L’utilisation de l’empreinte dentaire comme preuve clé a été remise en question par les avancées scientifiques ultérieures. Cette affaire a contribué à l’évolution des standards en matière de preuves forensiques, poussant vers une plus grande rigueur scientifique dans les expertises judiciaires.

Sur le plan sociétal, le procès Bundy a marqué un tournant dans la perception des tueurs en série. La fascination morbide du public pour Bundy, alimentée par sa personnalité charismatique, a ouvert un débat sur la glorification des criminels dans les médias. Cette réflexion a influencé la manière dont les médias couvrent désormais les affaires criminelles, avec une attention accrue portée aux victimes.

L’affaire a également eu un impact durable sur la criminologie. Le profil de Bundy – homme blanc, éduqué, charmeur – a bousculé les stéréotypes sur les tueurs en série. Cela a conduit à une approche plus nuancée dans l’établissement de profils criminels, prenant en compte une plus grande diversité de facteurs psychologiques et sociaux.

Enfin, le procès Bundy a joué un rôle dans l’évolution du débat sur la peine de mort aux États-Unis. Bien que Bundy ait été exécuté, son cas a alimenté les discussions sur l’efficacité et l’éthique de la peine capitale, notamment pour les criminels souffrant de troubles mentaux.

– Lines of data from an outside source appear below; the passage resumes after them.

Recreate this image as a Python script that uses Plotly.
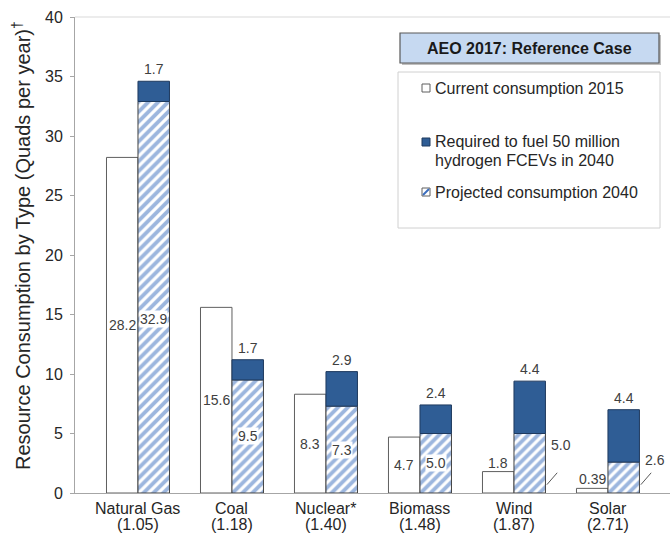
import plotly.graph_objects as go

# ---------------- data ----------------
categories = ["Natural Gas", "Coal", "Nuclear*", "Biomass", "Wind", "Solar"]
factors = ["(1.05)", "(1.18)", "(1.40)", "(1.48)", "(1.87)", "(2.71)"]
current_2015 = [28.2, 15.6, 8.3, 4.7, 1.8, 0.39]
projected_2040 = [32.9, 9.5, 7.3, 5.0, 5.0, 2.6]
required_fcev = [1.7, 1.7, 2.9, 2.4, 4.4, 4.4]
current_labels = ["28.2", "15.6", "8.3", "4.7", "1.8", "0.39"]
projected_labels = ["32.9", "9.5", "7.3", "5.0", "5.0", "2.6"]
required_labels = ["1.7", "1.7", "2.9", "2.4", "4.4", "4.4"]
y_ticks = [0, 5, 10, 15, 20, 25, 30, 35, 40]
y_title = "Resource Consumption by Type (Quads per year)<sup>†</sup>"
legend_title = "AEO 2017: Reference Case"
legend_lines = [["Current consumption 2015"],
                ["Required to fuel 50 million", "hydrogen FCEVs in 2040"],
                ["Projected consumption 2040"]]

# ---------------- style ----------------
FONT = "Liberation Sans, Arial, sans-serif"
TXT = "#262626"
DARK = "#2f5d95"
DARK_LINE = "#1f3a5f"
HATCH = "#3a6dbd"
AXIS = "#a6a6a6"
W = 0.335

L, R, T, B = 75, 670, 17, 493


def px(xp):
    return (xp - L) / (R - L)


def py(yp):
    return (B - yp) / (B - T)


xs = list(range(len(categories)))

fig = go.Figure()
fig.add_trace(go.Bar(
    x=xs, y=current_2015, width=W, offset=-W, showlegend=False,
    marker=dict(color="white", line=dict(color="#5f5f5f", width=1))))
fig.add_trace(go.Bar(
    x=xs, y=projected_2040, width=W, offset=0, showlegend=False,
    marker=dict(color="white", line=dict(color="#404040", width=1),
                pattern=dict(shape="/", fgcolor=HATCH, bgcolor="white",
                             size=7, solidity=0.55))))
fig.add_trace(go.Bar(
    x=xs, y=required_fcev, base=projected_2040, width=W, offset=0,
    showlegend=False,
    marker=dict(color=DARK, line=dict(color=DARK_LINE, width=1))))

ann = []
shapes = []
lab_font = dict(family=FONT, size=14, color="#404040")

for i in xs:
    c = current_2015[i]
    p = projected_2040[i]
    r = required_fcev[i]
    inside = c >= 3
    # current labels
    if inside:
        ann.append(dict(x=i - W / 2, y=c / 2, xref="x", yref="y", text=current_labels[i],
                        showarrow=False, font=lab_font, bgcolor="white", borderpad=0,
                        xanchor="center", yanchor="middle"))
    else:
        ann.append(dict(x=i - W / 2, y=c, xref="x", yref="y", text=current_labels[i],
                        showarrow=False, font=lab_font, xanchor="center",
                        yanchor="middle", yshift=9))
    # projected labels
    if inside:
        ann.append(dict(x=i + W / 2, y=min(p, c + 1) / 2, xref="x", yref="y",
                        text=projected_labels[i], showarrow=False, font=lab_font,
                        bgcolor="white", borderpad=0, xanchor="center", yanchor="middle"))
    else:
        x0 = i + W + 0.015
        ann.append(dict(x=i + W + 0.17, y=p / 2 + 1.5, xref="x", yref="y",
                        text=projected_labels[i], showarrow=False, font=lab_font,
                        xanchor="center", yanchor="middle"))
        shapes.append(dict(type="line", xref="x", yref="y", x0=x0, y0=0.7,
                           x1=x0 + 0.11, y1=1.7, line=dict(color="#595959", width=1)))
    # required labels
    ann.append(dict(x=i + W / 2, y=p + r, xref="x", yref="y", text=required_labels[i],
                    showarrow=False, font=lab_font, xanchor="center", yanchor="middle",
                    yshift=12))
    # category labels
    ann.append(dict(x=i, y=0, xref="x", yref="paper", text=categories[i], showarrow=False,
                    font=dict(family=FONT, size=16, color=TXT), xanchor="center",
                    yanchor="middle", yshift=-15))
    ann.append(dict(x=i, y=0, xref="x", yref="paper", text=factors[i], showarrow=False,
                    font=dict(family=FONT, size=16, color=TXT), xanchor="center",
                    yanchor="middle", yshift=-31))

# y-axis title
ann.append(dict(x=px(22), y=py(246), xref="paper", yref="paper", text=y_title,
                textangle=-90, showarrow=False, xanchor="center", yanchor="middle",
                font=dict(family=FONT, size=20, color=TXT)))

# top border line of plot area
shapes.append(dict(type="line", xref="paper", yref="paper", x0=0, x1=1, y0=1, y1=1,
                   line=dict(color="#d9d9d9", width=1)))

# legend box
shapes.append(dict(type="rect", xref="paper", yref="paper", x0=px(398), x1=px(660),
                   y0=py(228), y1=py(72), line=dict(color="#d0d0d0", width=1),
                   fillcolor="white"))
# title box with shadow
shapes.append(dict(type="rect", xref="paper", yref="paper", x0=px(402), x1=px(661),
                   y0=py(65), y1=py(35), line=dict(width=0), fillcolor="#bfbfbf"))
shapes.append(dict(type="rect", xref="paper", yref="paper", x0=px(400), x1=px(659),
                   y0=py(63), y1=py(33), line=dict(color="#595959", width=1.2),
                   fillcolor="#c6d9f1"))
ann.append(dict(x=px(529.5), y=py(48), xref="paper", yref="paper",
                text="<b>" + legend_title + "</b>", showarrow=False,
                xanchor="center", yanchor="middle",
                font=dict(family=FONT, size=16, color="#1a1a1a")))

# legend entries
entry_y = [88, 142, 192]
for k, lines in enumerate(legend_lines):
    for j, t in enumerate(lines):
        ann.append(dict(x=px(433), y=py(entry_y[k] + 18 * j), xref="paper", yref="paper",
                        text=t, showarrow=False, xanchor="left", yanchor="middle",
                        font=dict(family=FONT, size=16, color=TXT)))
# legend markers
m = [(422, 84, 430, 92), (422, 138, 430, 146), (422, 188, 430, 196)]
shapes.append(dict(type="rect", xref="paper", yref="paper", x0=px(m[0][0]), x1=px(m[0][2]),
                   y0=py(m[0][3]), y1=py(m[0][1]), line=dict(color="#5f5f5f", width=1),
                   fillcolor="white"))
shapes.append(dict(type="rect", xref="paper", yref="paper", x0=px(m[1][0]), x1=px(m[1][2]),
                   y0=py(m[1][3]), y1=py(m[1][1]), line=dict(color=DARK_LINE, width=1),
                   fillcolor=DARK))
shapes.append(dict(type="rect", xref="paper", yref="paper", x0=px(m[2][0]), x1=px(m[2][2]),
                   y0=py(m[2][3]), y1=py(m[2][1]), line=dict(color="#5f5f5f", width=1),
                   fillcolor="white"))
shapes.append(dict(type="line", xref="paper", yref="paper", x0=px(423), x1=px(429),
                   y0=py(195), y1=py(189), line=dict(color=HATCH, width=2)))

fig.update_layout(
    width=670, height=535,
    margin=dict(l=L, r=670 - R, t=T, b=535 - B),
    paper_bgcolor="white", plot_bgcolor="white",
    barmode="overlay",
    showlegend=False,
    font=dict(family=FONT, color=TXT),
    xaxis=dict(range=[-0.67, 5.66], showticklabels=False, ticks="", showgrid=False,
               zeroline=False, showline=True, linecolor=AXIS, linewidth=1),
    yaxis=dict(range=[0, 40], tickvals=y_ticks, ticks="outside", ticklen=4,
               tickcolor=AXIS, showline=True, linecolor=AXIS, linewidth=1,
               showgrid=False, zeroline=False, ticklabelstandoff=4,
               tickfont=dict(family=FONT, size=16, color=TXT)),
    annotations=ann,
    shapes=shapes,
)

fig.write_html("out.html", config={"displayModeBar": False},
               post_script="document.body.style.margin='0';document.body.style.overflow='hidden';")
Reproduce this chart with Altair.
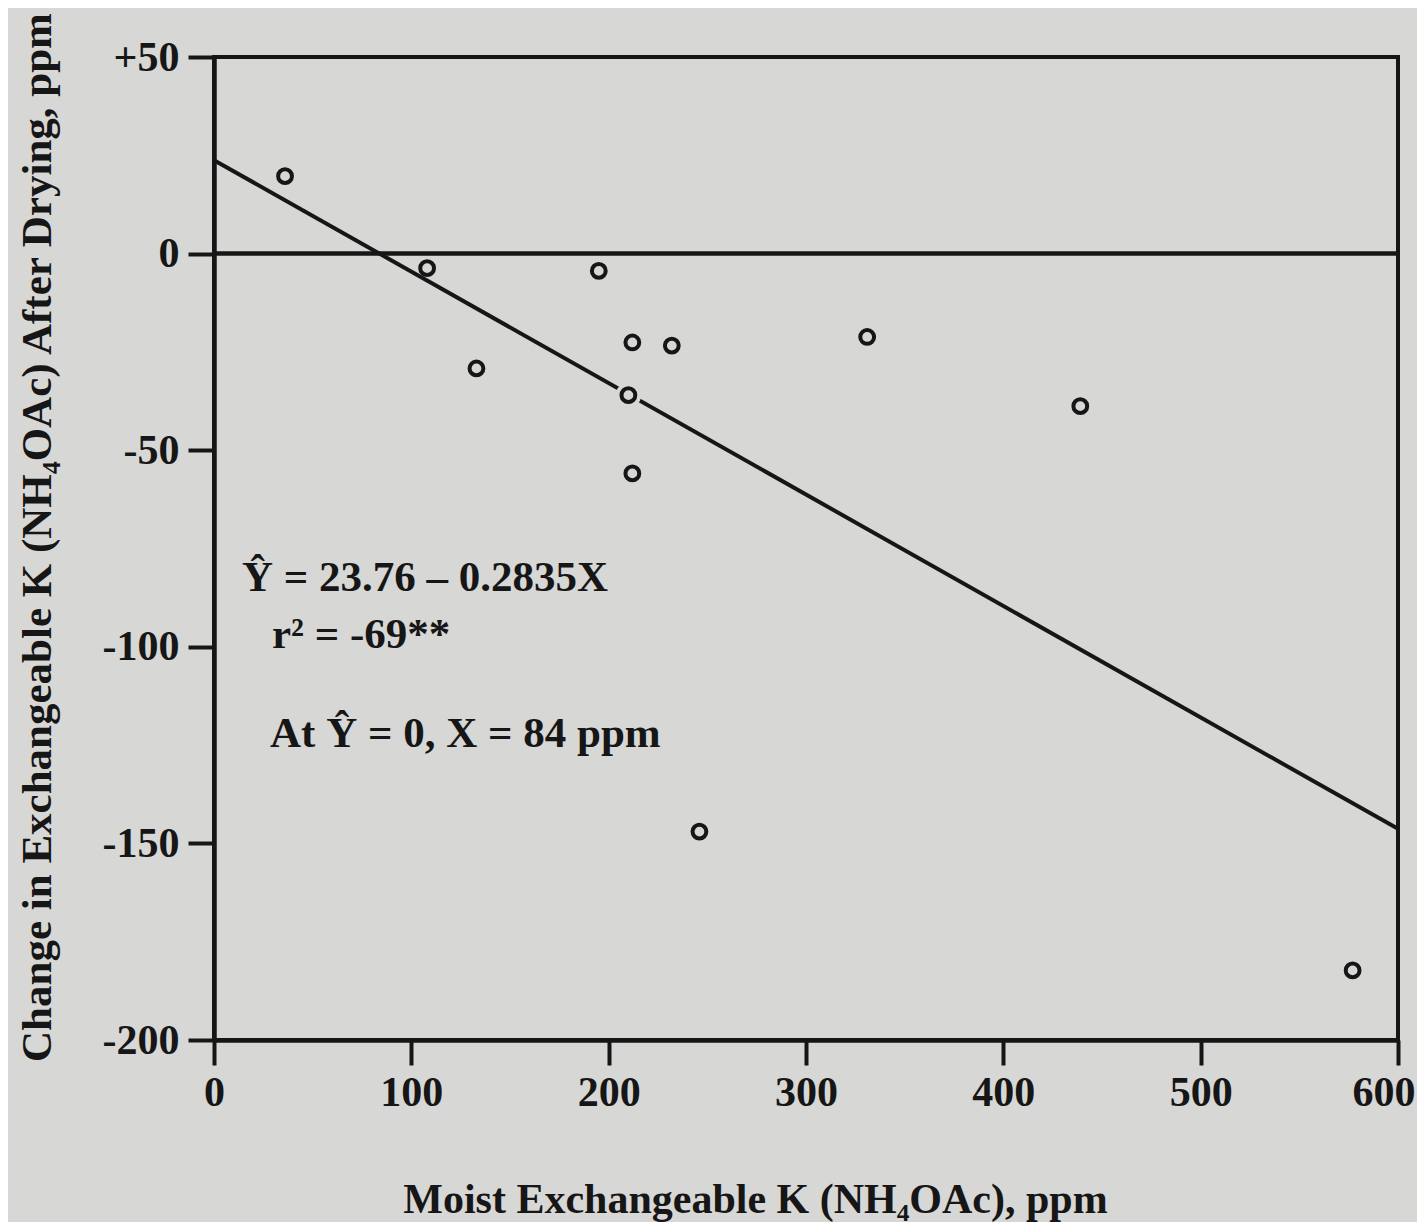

En définitive, le procès de Ted Bundy reste un cas d’étude fascinant, illustrant les complexités du système judiciaire face à des crimes d’une telle ampleur. Il continue d’influencer la formation des juristes, des criminologues et des professionnels de la santé mentale, servant de référence pour comprendre les mécanismes de la criminalité en série et les défis de la justice face à ces cas extrêmes.